(Lines of data)
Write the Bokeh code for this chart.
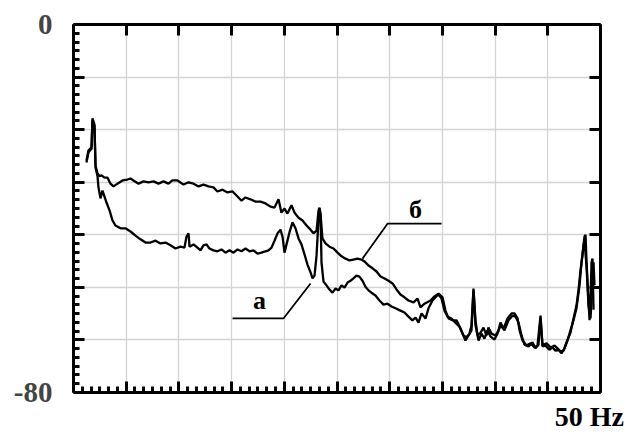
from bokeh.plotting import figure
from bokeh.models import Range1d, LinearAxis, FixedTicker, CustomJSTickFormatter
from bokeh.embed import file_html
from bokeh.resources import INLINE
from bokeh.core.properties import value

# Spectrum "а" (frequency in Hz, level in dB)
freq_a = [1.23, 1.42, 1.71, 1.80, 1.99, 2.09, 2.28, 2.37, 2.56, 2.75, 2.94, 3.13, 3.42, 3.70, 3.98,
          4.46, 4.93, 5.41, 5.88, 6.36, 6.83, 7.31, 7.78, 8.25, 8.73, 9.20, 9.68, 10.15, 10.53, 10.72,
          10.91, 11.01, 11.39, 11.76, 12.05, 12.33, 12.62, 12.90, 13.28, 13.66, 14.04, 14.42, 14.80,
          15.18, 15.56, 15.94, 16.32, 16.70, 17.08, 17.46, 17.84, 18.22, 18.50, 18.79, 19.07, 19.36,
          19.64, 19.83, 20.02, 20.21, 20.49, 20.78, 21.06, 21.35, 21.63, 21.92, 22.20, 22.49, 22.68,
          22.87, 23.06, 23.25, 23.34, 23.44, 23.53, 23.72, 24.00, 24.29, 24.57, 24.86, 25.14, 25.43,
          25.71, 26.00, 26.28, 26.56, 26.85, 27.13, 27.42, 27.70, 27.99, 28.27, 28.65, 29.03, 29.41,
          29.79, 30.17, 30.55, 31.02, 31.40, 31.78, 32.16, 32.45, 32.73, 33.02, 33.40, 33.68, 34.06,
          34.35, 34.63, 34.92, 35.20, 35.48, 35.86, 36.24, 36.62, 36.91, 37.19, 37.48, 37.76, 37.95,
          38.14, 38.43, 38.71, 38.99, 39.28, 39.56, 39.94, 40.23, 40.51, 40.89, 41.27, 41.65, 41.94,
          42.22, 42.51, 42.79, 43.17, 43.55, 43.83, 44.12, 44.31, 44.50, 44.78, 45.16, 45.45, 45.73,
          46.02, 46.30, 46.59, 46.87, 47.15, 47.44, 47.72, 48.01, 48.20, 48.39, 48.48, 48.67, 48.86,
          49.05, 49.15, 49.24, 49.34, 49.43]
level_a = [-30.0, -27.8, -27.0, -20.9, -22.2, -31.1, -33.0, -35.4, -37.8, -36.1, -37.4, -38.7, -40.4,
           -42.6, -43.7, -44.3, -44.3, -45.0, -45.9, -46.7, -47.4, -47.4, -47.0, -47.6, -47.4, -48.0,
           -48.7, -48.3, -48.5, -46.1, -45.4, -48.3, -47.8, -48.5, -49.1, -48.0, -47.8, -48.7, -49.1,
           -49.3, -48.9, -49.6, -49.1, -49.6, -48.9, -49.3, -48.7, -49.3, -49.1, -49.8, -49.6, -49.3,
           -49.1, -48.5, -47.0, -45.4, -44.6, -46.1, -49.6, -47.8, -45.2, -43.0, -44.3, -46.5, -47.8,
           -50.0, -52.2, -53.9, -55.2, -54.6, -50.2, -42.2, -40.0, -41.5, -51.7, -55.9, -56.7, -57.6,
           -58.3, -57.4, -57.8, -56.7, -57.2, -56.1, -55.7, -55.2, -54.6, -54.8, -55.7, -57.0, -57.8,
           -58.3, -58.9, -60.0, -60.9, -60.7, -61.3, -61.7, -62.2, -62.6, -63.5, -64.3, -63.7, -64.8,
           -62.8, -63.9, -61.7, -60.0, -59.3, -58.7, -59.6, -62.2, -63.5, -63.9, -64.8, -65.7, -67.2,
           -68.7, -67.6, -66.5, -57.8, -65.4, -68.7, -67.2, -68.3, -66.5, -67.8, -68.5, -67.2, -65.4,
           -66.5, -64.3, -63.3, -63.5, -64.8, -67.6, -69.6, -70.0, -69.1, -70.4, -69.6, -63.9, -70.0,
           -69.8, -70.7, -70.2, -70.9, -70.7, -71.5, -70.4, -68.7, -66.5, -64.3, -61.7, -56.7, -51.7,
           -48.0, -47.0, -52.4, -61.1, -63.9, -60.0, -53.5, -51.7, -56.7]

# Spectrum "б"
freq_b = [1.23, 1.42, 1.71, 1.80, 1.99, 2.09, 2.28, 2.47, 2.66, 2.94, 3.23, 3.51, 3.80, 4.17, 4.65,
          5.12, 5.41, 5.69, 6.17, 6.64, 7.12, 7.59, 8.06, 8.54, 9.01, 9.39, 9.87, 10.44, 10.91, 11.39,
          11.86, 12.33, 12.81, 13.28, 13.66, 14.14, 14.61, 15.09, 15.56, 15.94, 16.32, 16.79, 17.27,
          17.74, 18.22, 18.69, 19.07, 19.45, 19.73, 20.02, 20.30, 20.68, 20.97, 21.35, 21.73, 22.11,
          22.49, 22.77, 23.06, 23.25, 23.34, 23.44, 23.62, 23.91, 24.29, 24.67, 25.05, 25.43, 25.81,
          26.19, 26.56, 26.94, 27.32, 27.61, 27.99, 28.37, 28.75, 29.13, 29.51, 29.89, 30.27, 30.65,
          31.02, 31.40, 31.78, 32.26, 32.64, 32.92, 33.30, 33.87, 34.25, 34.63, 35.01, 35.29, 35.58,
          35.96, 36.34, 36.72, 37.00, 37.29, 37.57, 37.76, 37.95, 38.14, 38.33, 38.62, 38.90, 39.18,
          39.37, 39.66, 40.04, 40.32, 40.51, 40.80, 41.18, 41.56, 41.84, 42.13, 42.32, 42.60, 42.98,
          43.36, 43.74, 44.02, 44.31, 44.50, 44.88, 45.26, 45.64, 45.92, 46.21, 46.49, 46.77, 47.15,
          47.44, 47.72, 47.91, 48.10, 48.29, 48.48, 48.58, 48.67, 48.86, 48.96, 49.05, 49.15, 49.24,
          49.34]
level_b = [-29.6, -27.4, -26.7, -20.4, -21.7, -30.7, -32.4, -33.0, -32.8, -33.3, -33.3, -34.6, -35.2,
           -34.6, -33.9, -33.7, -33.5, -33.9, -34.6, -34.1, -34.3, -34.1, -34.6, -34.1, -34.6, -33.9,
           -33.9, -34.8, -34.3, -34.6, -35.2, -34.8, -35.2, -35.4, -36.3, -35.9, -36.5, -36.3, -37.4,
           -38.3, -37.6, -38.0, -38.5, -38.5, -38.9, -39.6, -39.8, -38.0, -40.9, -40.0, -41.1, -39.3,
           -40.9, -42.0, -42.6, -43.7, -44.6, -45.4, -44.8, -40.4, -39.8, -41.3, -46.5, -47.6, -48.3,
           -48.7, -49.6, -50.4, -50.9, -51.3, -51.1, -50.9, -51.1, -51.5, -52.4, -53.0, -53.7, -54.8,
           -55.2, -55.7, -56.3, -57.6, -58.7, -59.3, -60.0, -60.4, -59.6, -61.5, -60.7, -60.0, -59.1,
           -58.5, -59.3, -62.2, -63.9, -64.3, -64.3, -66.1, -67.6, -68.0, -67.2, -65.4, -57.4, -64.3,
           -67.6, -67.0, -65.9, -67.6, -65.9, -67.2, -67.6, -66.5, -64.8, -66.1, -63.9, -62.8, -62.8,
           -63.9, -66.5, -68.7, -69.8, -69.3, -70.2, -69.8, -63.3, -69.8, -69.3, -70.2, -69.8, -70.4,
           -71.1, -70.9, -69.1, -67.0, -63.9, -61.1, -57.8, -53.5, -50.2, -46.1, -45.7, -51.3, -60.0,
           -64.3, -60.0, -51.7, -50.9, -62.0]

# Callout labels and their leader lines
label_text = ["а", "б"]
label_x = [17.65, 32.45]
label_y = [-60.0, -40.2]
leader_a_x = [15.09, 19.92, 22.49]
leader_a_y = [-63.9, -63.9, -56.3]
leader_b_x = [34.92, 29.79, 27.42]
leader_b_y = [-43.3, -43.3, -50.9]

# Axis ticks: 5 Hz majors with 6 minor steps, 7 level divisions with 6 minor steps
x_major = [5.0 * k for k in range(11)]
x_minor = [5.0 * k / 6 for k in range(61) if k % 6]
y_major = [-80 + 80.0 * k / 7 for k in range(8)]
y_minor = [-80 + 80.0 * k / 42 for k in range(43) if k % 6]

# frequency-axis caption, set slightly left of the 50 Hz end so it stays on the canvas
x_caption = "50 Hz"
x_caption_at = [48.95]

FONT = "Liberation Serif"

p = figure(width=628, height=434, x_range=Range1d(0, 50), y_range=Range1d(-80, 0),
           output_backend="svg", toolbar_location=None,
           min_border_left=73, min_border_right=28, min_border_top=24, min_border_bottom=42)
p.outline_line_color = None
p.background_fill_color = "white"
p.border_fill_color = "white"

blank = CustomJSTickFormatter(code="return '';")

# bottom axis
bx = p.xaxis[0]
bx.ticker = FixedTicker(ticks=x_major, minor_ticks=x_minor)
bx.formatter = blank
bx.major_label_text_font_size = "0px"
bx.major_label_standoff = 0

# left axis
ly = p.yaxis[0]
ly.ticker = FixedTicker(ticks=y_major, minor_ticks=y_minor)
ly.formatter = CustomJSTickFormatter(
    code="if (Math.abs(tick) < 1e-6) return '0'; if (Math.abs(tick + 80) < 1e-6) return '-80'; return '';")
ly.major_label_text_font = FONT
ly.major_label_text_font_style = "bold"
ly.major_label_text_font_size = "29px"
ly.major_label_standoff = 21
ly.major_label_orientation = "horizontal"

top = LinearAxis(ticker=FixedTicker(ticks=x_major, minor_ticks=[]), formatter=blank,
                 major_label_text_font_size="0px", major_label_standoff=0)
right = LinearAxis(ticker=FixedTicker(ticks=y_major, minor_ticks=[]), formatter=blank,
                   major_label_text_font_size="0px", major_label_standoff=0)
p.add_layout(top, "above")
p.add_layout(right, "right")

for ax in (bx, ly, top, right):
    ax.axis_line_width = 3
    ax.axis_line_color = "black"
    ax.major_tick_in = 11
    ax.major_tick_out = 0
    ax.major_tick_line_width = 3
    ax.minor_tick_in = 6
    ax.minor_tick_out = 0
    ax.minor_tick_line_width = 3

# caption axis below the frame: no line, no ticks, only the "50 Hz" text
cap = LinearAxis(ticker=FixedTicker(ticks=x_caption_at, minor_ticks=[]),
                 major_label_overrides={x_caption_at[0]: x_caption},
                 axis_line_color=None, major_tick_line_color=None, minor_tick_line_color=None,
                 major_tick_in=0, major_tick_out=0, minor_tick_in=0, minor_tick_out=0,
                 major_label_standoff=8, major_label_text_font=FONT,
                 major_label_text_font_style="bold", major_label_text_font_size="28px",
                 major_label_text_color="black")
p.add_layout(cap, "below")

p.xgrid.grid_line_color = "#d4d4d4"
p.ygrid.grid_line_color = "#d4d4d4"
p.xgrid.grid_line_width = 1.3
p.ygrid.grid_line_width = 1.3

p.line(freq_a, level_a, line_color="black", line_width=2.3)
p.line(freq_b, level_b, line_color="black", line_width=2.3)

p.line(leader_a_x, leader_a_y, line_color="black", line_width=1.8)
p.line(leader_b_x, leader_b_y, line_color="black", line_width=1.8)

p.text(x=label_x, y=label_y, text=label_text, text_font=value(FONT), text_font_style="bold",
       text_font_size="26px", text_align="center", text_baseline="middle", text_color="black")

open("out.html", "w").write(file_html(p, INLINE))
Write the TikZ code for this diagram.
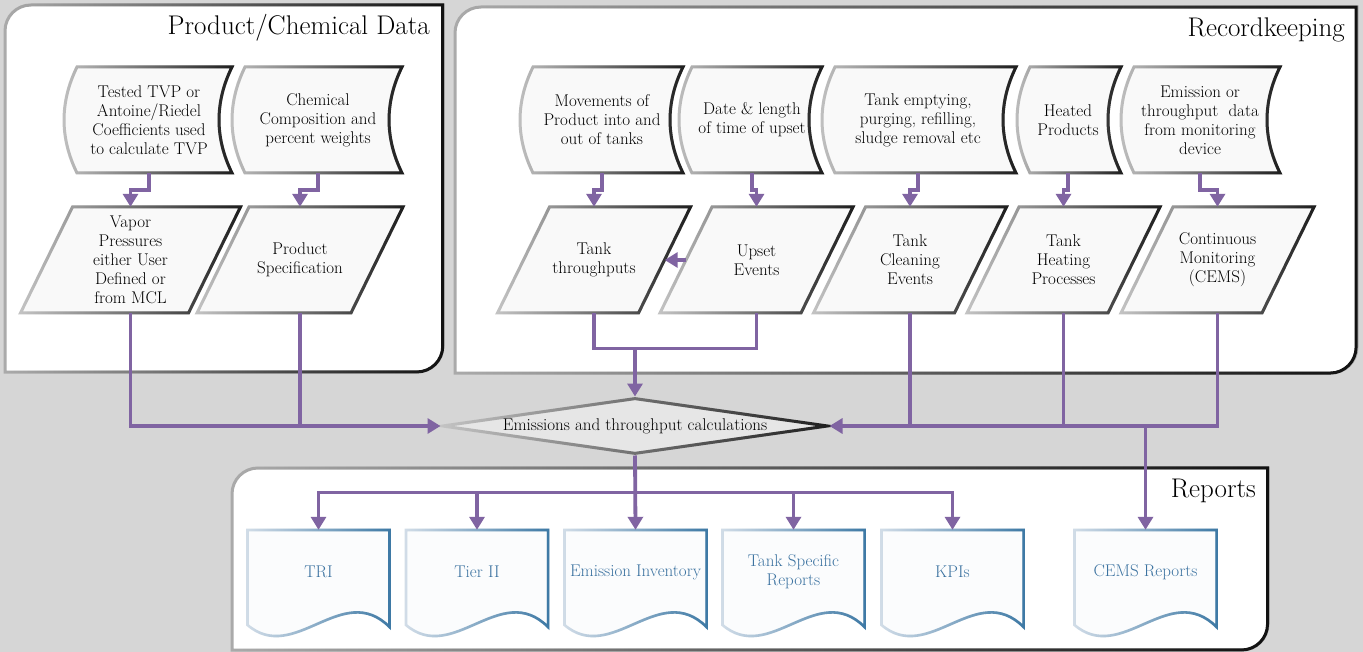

== Exercise details ==
Up to and including the line with "from bokeh.core.properties import value", copy the data above from its first line. Skip pictures.

== Final result ==
Write the Bokeh code for this chart.
from bokeh.plotting import figure
from bokeh.models import Range1d, LinearAxis, FixedTicker, CustomJSTickFormatter
from bokeh.embed import file_html
from bokeh.resources import INLINE
from bokeh.core.properties import value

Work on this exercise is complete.